Methodology. This developed methodology was implemented in an undergraduate chemistry course where students were exposed to integrative reading activities and employed a mixed-methods approach, using pre- and post-tests to measure reading competence and qualitative feedback to assess student engagement. Participants were assigned reading tasks that incorporated CBI, TBL, and metacognitive strategies.

Findings and Discussion. Results indicate that students who engaged with the integrative methodology demonstrated higher comprehension levels and greater confidence in reading chemistry-related texts. The structured approach allowed for better retention of specialized vocabulary and improved analytical skills. Furthermore, student feedback highlighted the effectiveness of interactive and task-based learning experiences in facilitating deeper understanding.

In addition to improved comprehension, students reported feeling more engaged with the reading material. Many participants noted that the integration of subject-specific content with reading strategies helped them relate theoretical concepts to practical applications, making the learning process more meaningful. The task-based learning component, in particular, was found to be beneficial in reinforcing reading comprehension through hands-on activities such as text summarization, discussion-based problem-solving, and collaborative text analysis.

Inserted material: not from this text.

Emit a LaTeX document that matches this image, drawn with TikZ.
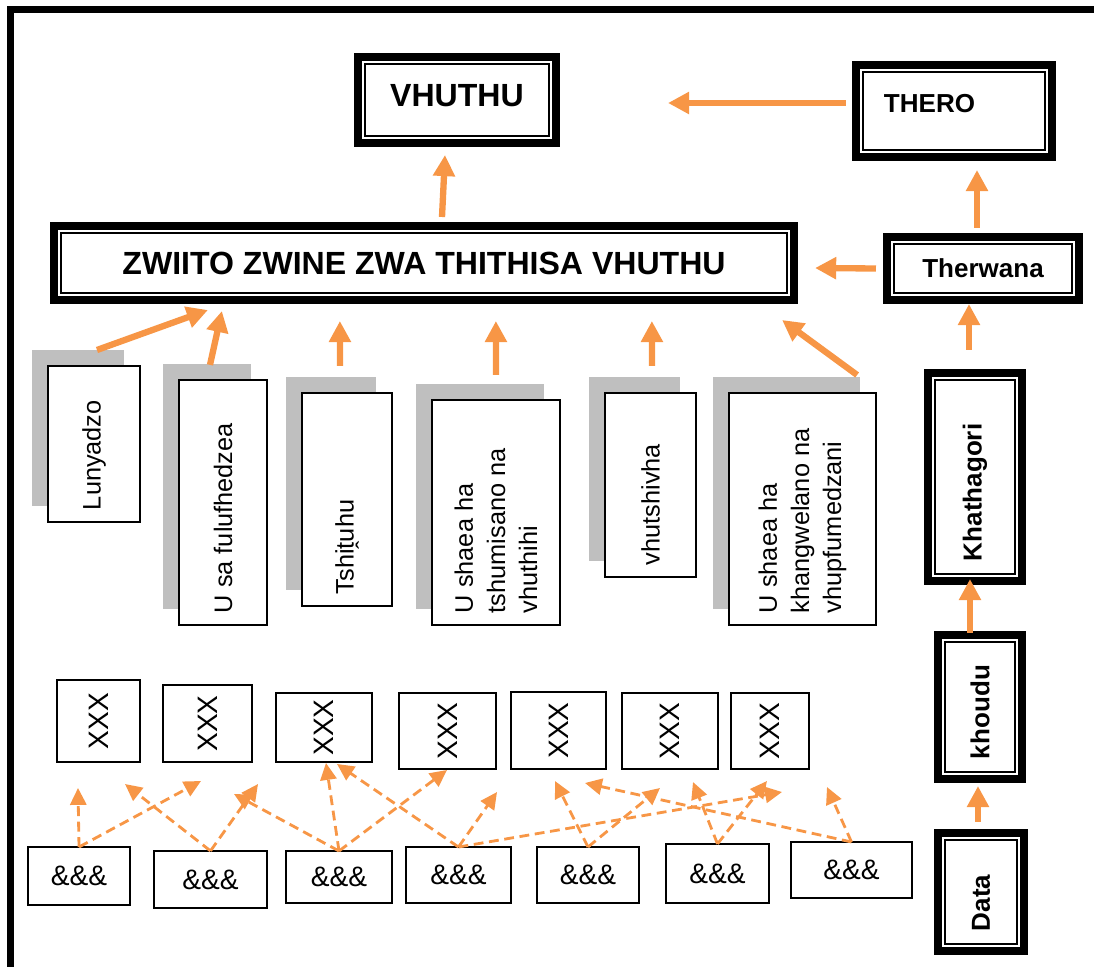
\documentclass[tikz,border=0pt]{standalone}
\usepackage{fontspec}
\setmainfont{Liberation Sans}
\usepackage{graphicx}
\usepackage{tikz}
\usetikzlibrary{arrows.meta}
\usetikzlibrary{calc}
\usetikzlibrary{shadows}

\definecolor{arroworange}{HTML}{F79646}
\definecolor{shadowgray}{HTML}{BFBFBF}

% text turned to read upwards, starting at the bottom
\newcommand{\vtext}[2]{\rotatebox{90}{\parbox{#1}{\raggedright #2}}}

\begin{document}
\begin{tikzpicture}[
    x=0.025cm, y=-0.025cm,
    every node/.style={inner sep=0pt, outer sep=0pt, font=\fontsize{18}{22.8}\selectfont},
    bigbold/.style={font=\bfseries\fontsize{22.8}{27}\selectfont},
    smallbold/.style={font=\bfseries\fontsize{18.5}{22}\selectfont},
    thickbox/.style={draw, line width=5.3pt, fill=white,
      path picture={\draw[line width=1.6pt]
        ([shift={(5pt,-5pt)}]path picture bounding box.north west) rectangle
        ([shift={(-5pt,5pt)}]path picture bounding box.south east);}},
    itembox/.style={draw, line width=1.2pt, fill=white,
      drop shadow={shadow xshift=-0.4cm, shadow yshift=0.4cm, fill=shadowgray, opacity=1}},
    smallbox/.style={draw, line width=1pt, fill=white, font=\fontsize{20}{24}\selectfont},
    bigarrow/.style={draw=arroworange, line width=4.5pt, -{Triangle[length=15pt, width=15pt]}},
    dasharrow/.style={draw=arroworange, line width=2pt, dash pattern=on 7pt off 4pt,
      -{Triangle[length=12pt, width=11.5pt]}},
  ]

  \useasboundingbox (0,0) rectangle (1094,967);

  % page frame
  \draw[line width=4.6pt, line join=miter] (10.5,1000) -- (10.5,9.5) -- (1120,9.5);

  % top
  \node[thickbox, bigbold, minimum width=4.95cm, minimum height=2.15cm, text depth=6pt]
    (vhuthu) at (457,100) {VHUTHU};
  \node[thickbox, smallbold, minimum width=4.9cm, minimum height=2.3cm,
    text width=3.5cm, align=left, text depth=11pt]
    (thero) at (954,111) {THERO};
  \node[thickbox, bigbold, minimum width=18.5cm, minimum height=1.85cm]
    (zwiito) at (424,263) {ZWIITO ZWINE ZWA THITHISA VHUTHU};
  \node[thickbox, smallbold, minimum width=4.8cm, minimum height=1.575cm]
    (therwana) at (983,268.5) {Therwana};

  % right column
  \node[thickbox, smallbold, minimum width=2.35cm, minimum height=5.2cm]
    (khath) at (975,477) {\vtext{4.2cm}{Khathagori}};
  \node[thickbox, smallbold, minimum width=2.1cm, minimum height=3.6cm]
    (khoudu) at (980,707) {\vtext{2.6cm}{khoudu}};
  \node[thickbox, smallbold, minimum width=2.15cm, minimum height=2.95cm]
    (data) at (981,892) {\vtext{1.95cm}{Data}};

  % middle row
  \node[itembox, minimum width=2.31cm, minimum height=3.9cm]
    (lun) at (94,444) {\vtext{3.3cm}{Lunyadzo}};
  \node[itembox, minimum width=2.2cm, minimum height=6.13cm]
    (ful) at (223,502.5) {\vtext{5.53cm}{U sa fulufhedzea}};
  \node[itembox, minimum width=2.25cm, minimum height=5.33cm]
    (tsh) at (347,499.5) {\vtext{4.73cm}{Tshiṱuhu}};
  \node[itembox, minimum width=3.2cm, minimum height=5.63cm]
    (ush) at (496,512.5) {\vtext{5.03cm}{U shaea ha\\ tshumisano na\\ vhuthihi}};
  \node[itembox, minimum width=2.28cm, minimum height=4.6cm]
    (vhu) at (650.5,485) {\vtext{4.0cm}{vhutshivha}};
  \node[itembox, minimum width=3.68cm, minimum height=5.8cm]
    (ukh) at (802.5,509) {\vtext{5.2cm}{U shaea ha\\ khangwelano na\\ vhupfumedzani}};

  % XXX row
  \node[smallbox, minimum width=2.08cm, minimum height=2.05cm] (xxx1) at (98.5,721)  {\rotatebox{90}{XXX}};
  \node[smallbox, minimum width=2.23cm, minimum height=1.93cm] (xxx2) at (207.5,723.5) {\rotatebox{90}{XXX}};
  \node[smallbox, minimum width=2.4cm,  minimum height=1.73cm] (xxx3) at (324,727.5) {\rotatebox{90}{XXX}};
  \node[smallbox, minimum width=2.43cm, minimum height=1.9cm]  (xxx4) at (447.5,731) {\rotatebox{90}{XXX}};
  \node[smallbox, minimum width=2.38cm, minimum height=1.93cm] (xxx5) at (558.5,730.5) {\rotatebox{90}{XXX}};
  \node[smallbox, minimum width=2.4cm,  minimum height=1.9cm]  (xxx6) at (670,731)   {\rotatebox{90}{XXX}};
  \node[smallbox, minimum width=1.95cm, minimum height=1.9cm]  (xxx7) at (770,731)   {\rotatebox{90}{XXX}};

  % &&& row
  \node[smallbox, minimum width=2.55cm, minimum height=1.45cm] (amp1) at (79,876)    {\&\&\&};
  \node[smallbox, minimum width=2.83cm, minimum height=1.43cm] (amp2) at (210.5,879.5) {\&\&\&};
  \node[smallbox, minimum width=2.65cm, minimum height=1.3cm]  (amp3) at (339,877)   {\&\&\&};
  \node[smallbox, minimum width=2.63cm, minimum height=1.4cm]  (amp4) at (458.5,875) {\&\&\&};
  \node[smallbox, minimum width=2.55cm, minimum height=1.4cm]  (amp5) at (588,875)   {\&\&\&};
  \node[smallbox, minimum width=2.58cm, minimum height=1.48cm] (amp6) at (717.5,873.5) {\&\&\&};
  \node[smallbox, minimum width=3.03cm, minimum height=1.4cm]  (amp7) at (851.5,870) {\&\&\&};

  % solid arrows
  \draw[bigarrow] ($(thero.west)+(-10,-8)$)    -- ($(vhuthu.east)+(112,3)$);
  \draw[bigarrow] ($(zwiito.north)+(18,-9)$)   -- ($(vhuthu.south)+(-12,12)$);
  \draw[bigarrow] ($(therwana.west)+(-11,0)$)  -- ($(zwiito.east)+(21,5)$);
  \draw[bigarrow] ($(therwana.north)+(-6,-9)$) -- ($(thero.south)+(23,13)$);
  \draw[bigarrow] ($(khath.north)+(-6,-23)$)   -- ($(therwana.south)+(-14,4)$);
  \draw[bigarrow] ($(khoudu.north)+(-10,-2)$)  -- ($(khath.south)+(-5,-2)$);
  \draw[bigarrow] ($(data.north)+(-3,-11)$)    -- ($(khoudu.south)+(-2,7)$);

  \draw[bigarrow] ($(lun.north)+(3,-16)$)        -- ($(zwiito.south west)+(154,10)$);
  \draw[bigarrow] ($(ful.north)+(-13,-15)$)      -- ($(zwiito.south west)+(168,11)$);
  \draw[bigarrow] ($(tsh.north)+(-7,-27)$)       -- ($(zwiito.south west)+(286,21)$);
  \draw[bigarrow] ($(ush.north)+(0,-25)$)        -- ($(zwiito.south west)+(442,21)$);
  \draw[bigarrow] ($(vhu.north)+(1.5,-27)$)      -- ($(zwiito.south west)+(598,21)$);
  \draw[bigarrow] ($(ukh.north east)+(-19,-18)$) -- ($(zwiito.south east)+(-12,20)$);

  % dashed arrows, ends below the XXX row
  \coordinate (t1)  at (78,788);
  \coordinate (t2)  at (201,781);
  \coordinate (t3)  at (125,784);
  \coordinate (t4)  at (258,784);
  \coordinate (t5)  at (234,794);
  \coordinate (t6)  at (326,763);
  \coordinate (t7)  at (447,770);
  \coordinate (t8)  at (337,764);
  \coordinate (t9)  at (497,792);
  \coordinate (t10) at (782,792);
  \coordinate (t11) at (555,781);
  \coordinate (t12) at (660,788);
  \coordinate (t13) at (693,782);
  \coordinate (t14) at (767,781);
  \coordinate (t15) at (585,783);
  \coordinate (t16) at (827,787);

  \draw[dasharrow] (amp1.north) -- (t1);
  \draw[dasharrow] (amp1.north) -- (t2);
  \draw[dasharrow] (amp2.north) -- (t3);
  \draw[dasharrow] (amp2.north) -- (t4);
  \draw[dasharrow] (amp3.north) -- (t5);
  \draw[dasharrow] (amp3.north) -- (t6);
  \draw[dasharrow] (amp3.north) -- (t7);
  \draw[dasharrow] (amp4.north) -- (t8);
  \draw[dasharrow] (amp4.north) -- (t9);
  \draw[dasharrow] (amp4.north) -- (t10);
  \draw[dasharrow] (amp5.north) -- (t11);
  \draw[dasharrow] (amp5.north) -- (t12);
  \draw[dasharrow] (amp6.north) -- (t13);
  \draw[dasharrow] (amp6.north) -- (t14);
  \draw[dasharrow] (amp7.north) -- (t15);
  \draw[dasharrow] (amp7.north) -- (t16);

\end{tikzpicture}
\end{document}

Furthermore, the study found that students who received explicit instruction in metacognitive strategies developed a greater awareness of their own reading processes. They were able to apply strategies such as skimming for key information, annotating important points, and self-assessing their comprehension levels, leading to more independent learning. This suggests that metacognitive training can be a valuable component of an integrative reading methodology. See the lesson sample below.

Overall, the findings support the effectiveness of the integrative approach in fostering reading competence in chemistry students. The combination of content-based instruction, task-based learning, and metacognitive strategies provided a well-rounded framework that enhanced both linguistic proficiency and subject knowledge. However, the study also highlights the need for continuous refinement of instructional materials to ensure accessibility and alignment with students’ varying proficiency levels. Future studies could explore long-term effects of this model and its adaptability to other scientific disciplines.

Conclusion and Recommendations. To conclude, by combining CBI, TBL, and metacognitive strategies, educators can create a more engaging and effective reading curriculum. The findings suggest that integrative approaches help students develop deeper comprehension, increase their engagement with texts, and enhance their critical thinking skills. Future research should explore the long-term impact of this model, examine its scalability to different academic levels, and assess its effectiveness in various scientific disciplines. Additionally, training programs for educators should emphasize the integration of linguistic and subject-specific instruction to maximize student learning outcomes.